_EXERCISE OBJECTIVE_
Print the material below exactly as it stands, please, from its first line to the line holding "const xTicks=[2010,2012,2014,2016,2018,2020];", with no pictures.
---------- SUPPLIED DATA ----------
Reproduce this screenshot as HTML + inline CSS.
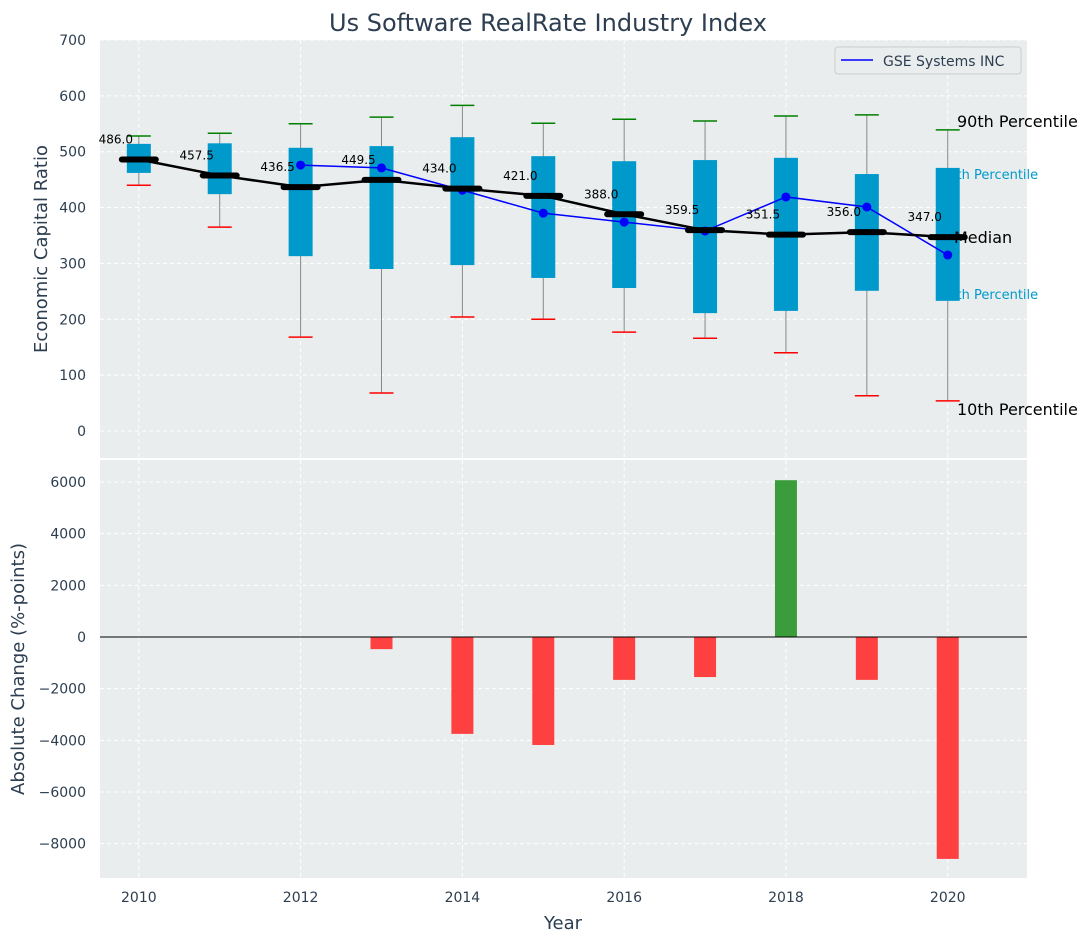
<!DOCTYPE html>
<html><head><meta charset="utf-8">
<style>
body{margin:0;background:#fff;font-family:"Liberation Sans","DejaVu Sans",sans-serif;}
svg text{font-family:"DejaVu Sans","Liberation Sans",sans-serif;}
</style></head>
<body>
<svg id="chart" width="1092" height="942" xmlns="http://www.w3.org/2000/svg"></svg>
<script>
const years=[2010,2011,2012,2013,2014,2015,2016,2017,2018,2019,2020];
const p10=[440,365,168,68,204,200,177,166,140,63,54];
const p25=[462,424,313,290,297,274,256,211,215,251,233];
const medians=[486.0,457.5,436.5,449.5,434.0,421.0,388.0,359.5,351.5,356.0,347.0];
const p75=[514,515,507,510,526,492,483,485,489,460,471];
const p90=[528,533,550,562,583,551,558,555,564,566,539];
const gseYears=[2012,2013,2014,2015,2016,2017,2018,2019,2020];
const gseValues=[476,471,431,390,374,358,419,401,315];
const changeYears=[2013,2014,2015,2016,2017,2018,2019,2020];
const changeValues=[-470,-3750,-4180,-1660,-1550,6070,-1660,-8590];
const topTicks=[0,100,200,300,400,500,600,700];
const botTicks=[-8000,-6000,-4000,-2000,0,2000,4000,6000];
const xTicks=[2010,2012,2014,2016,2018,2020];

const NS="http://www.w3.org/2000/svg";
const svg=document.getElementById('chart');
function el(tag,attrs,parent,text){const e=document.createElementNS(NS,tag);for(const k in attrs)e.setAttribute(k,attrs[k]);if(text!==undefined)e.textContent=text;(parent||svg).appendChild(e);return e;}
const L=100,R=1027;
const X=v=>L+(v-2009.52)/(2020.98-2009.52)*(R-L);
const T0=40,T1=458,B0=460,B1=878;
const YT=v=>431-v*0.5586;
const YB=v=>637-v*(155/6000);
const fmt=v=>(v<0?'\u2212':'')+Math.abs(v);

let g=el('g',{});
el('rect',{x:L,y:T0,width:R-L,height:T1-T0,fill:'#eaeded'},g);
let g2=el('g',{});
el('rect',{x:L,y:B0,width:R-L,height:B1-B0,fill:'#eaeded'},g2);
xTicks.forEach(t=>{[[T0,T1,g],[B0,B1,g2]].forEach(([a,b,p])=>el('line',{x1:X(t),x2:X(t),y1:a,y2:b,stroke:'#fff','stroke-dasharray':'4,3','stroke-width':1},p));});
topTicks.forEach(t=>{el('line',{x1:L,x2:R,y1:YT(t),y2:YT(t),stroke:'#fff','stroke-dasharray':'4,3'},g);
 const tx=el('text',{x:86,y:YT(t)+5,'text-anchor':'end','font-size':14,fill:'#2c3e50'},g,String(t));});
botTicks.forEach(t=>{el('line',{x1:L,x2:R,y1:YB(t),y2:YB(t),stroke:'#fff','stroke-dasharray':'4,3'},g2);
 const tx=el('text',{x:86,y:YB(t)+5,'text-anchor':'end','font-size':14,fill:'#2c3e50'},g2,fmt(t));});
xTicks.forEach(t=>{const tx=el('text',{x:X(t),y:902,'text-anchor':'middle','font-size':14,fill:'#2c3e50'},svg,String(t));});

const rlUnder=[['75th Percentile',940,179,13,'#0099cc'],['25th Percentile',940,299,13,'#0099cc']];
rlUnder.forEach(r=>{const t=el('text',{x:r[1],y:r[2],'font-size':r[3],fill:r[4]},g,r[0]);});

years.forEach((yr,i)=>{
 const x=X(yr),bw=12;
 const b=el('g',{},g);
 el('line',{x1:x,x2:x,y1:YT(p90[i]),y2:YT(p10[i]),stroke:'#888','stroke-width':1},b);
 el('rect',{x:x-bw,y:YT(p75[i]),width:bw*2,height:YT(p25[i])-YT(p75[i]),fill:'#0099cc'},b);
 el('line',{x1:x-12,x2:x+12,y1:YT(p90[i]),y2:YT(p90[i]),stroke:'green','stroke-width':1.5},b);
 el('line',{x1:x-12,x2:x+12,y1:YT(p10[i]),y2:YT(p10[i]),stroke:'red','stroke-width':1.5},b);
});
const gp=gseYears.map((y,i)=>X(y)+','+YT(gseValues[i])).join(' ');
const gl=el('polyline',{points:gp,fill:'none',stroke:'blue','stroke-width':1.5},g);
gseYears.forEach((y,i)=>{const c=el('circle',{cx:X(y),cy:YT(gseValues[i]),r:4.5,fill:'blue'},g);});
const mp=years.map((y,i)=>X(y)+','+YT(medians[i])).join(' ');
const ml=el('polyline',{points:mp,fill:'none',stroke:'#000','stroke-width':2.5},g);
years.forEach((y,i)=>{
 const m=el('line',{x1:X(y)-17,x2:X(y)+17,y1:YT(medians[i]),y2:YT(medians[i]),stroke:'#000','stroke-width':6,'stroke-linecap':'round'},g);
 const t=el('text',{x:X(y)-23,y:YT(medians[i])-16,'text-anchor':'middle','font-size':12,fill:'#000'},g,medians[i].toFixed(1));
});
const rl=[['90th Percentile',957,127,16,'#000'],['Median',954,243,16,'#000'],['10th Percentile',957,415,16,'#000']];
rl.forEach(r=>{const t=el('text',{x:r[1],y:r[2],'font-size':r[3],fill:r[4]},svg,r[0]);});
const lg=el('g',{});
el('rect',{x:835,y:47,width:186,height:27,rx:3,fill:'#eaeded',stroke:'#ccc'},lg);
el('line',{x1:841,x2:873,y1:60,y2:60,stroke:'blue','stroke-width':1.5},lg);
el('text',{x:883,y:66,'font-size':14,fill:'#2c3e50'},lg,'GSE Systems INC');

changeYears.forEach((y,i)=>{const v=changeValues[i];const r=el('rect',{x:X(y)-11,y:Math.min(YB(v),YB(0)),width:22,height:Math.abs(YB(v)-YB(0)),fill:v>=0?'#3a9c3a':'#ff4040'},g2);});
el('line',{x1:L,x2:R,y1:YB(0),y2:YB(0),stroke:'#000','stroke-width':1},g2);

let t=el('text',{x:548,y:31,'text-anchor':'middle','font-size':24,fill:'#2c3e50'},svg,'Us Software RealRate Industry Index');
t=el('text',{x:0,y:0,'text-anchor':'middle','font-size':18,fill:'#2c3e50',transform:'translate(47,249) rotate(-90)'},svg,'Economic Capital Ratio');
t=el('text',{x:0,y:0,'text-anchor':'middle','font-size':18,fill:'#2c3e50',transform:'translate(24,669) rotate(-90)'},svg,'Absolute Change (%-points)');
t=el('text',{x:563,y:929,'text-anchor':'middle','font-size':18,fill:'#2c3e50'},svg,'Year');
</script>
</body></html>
----------
_WRITTEN SOLUTION_
Reproduce this screenshot as HTML + inline CSS.
<!DOCTYPE html>
<html><head><meta charset="utf-8">
<style>
body{margin:0;background:#fff;font-family:"Liberation Sans","DejaVu Sans",sans-serif;}
svg text{font-family:"DejaVu Sans","Liberation Sans",sans-serif;}
</style></head>
<body>
<svg id="chart" width="1092" height="942" xmlns="http://www.w3.org/2000/svg"></svg>
<script>
const years=[2010,2011,2012,2013,2014,2015,2016,2017,2018,2019,2020];
const p10=[440,365,168,68,204,200,177,166,140,63,54];
const p25=[462,424,313,290,297,274,256,211,215,251,233];
const medians=[486.0,457.5,436.5,449.5,434.0,421.0,388.0,359.5,351.5,356.0,347.0];
const p75=[514,515,507,510,526,492,483,485,489,460,471];
const p90=[528,533,550,562,583,551,558,555,564,566,539];
const gseYears=[2012,2013,2014,2015,2016,2017,2018,2019,2020];
const gseValues=[476,471,431,390,374,358,419,401,315];
const changeYears=[2013,2014,2015,2016,2017,2018,2019,2020];
const changeValues=[-470,-3750,-4180,-1660,-1550,6070,-1660,-8590];
const topTicks=[0,100,200,300,400,500,600,700];
const botTicks=[-8000,-6000,-4000,-2000,0,2000,4000,6000];
const xTicks=[2010,2012,2014,2016,2018,2020];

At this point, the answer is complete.